Much of the research on the underlying causes of Alzheimer’s disease focuses on amyloid beta (Aß), a protein that accumulates in the brain as the disease progresses.
‘Excess Aß proteins form clumps or “plaques” that disrupt communication between brain cells and trigger inflammation, eventually leading to widespread loss of neurons and brain tissue.’
Aß plaques will continue to be a major focus for Alzheimer’s researchers. However, new work by neuroscientists at the University of Chicago looks at another process that plays an underappreciated role in the progression of the disease.
In a new study published in the Journal of Neuroscience, Sangram Sisodia, PhD, the Thomas Reynolds Sr. Family Professor of Neurosciences at UChicago, and his colleagues show how in genetic forms of Alzheimer’s, a process called neurogenesis, or the creation of new brain cells, can be disrupted by the brain’s own immune cells.
Some types of early onset, hereditary Alzheimer’s are caused by mutations in two genes called presenilin 1 (PS1) and presenilin 2 (PS2). Previous research has shown that when healthy mice are placed into an “enriched” environment where they can exercise, play and interact with each other, they have a huge increase in new brain cells being created in the hippocampus, part of the brain that is important for memory.
But when mice carrying mutations to PS1 and PS2 are placed in an enriched environment, they don’t show the same increase in new brain cells. They also start to show signs of anxiety, a symptom often reported by people with early onset Alzheimer’s.

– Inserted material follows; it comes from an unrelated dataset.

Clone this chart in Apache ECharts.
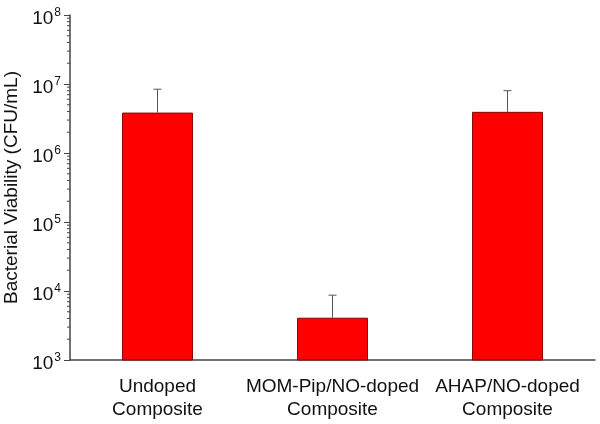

This led Sisodia to think that something besides genetics had a role to play. He suspected that the process of neurogenesis in mice both with and without Alzheimer’s mutations could also be influenced by other cells that interact with the newly forming brain cells.
Focus on the microglia
The researchers focused on microglia, a kind of immune cell in the brain that usually repairs synapses, destroys dying cells and clears out excess Aß proteins. When the researchers gave the mice a drug that causes microglial cells to die, neurogenesis returned to normal. The mice with presenilin mutations were then placed into an enriched environment and they were fine; they didn’t show any memory deficits or signs of anxiety, and they were creating the normal, expected number of new neurons.
“It’s the most astounding result to me,” Sisodia said. “Once you wipe out the microglia, all these deficits that you see in these mice with the mutations are completely restored. You get rid of one cell type, and everything is back to normal.”
Sisodia thinks the microglia could be overplaying their immune system role in this case. Alzheimer’s disease normally causes inflammation in the microglia, so when they encounter newly formed brain cells with presenilin mutations they may overreact and kill them off prematurely. He feels that this discovery about the microglia’s role opens another important avenue toward understanding the biology of Alzheimer’s disease.
“I’ve been studying amyloid for 30 years, but there’s something else going on here, and the role of neurogenesis is really underappreciated,” he said. “This is another way to understand the biology of these genes that we know significantly affect the progression of disease and loss of memory.”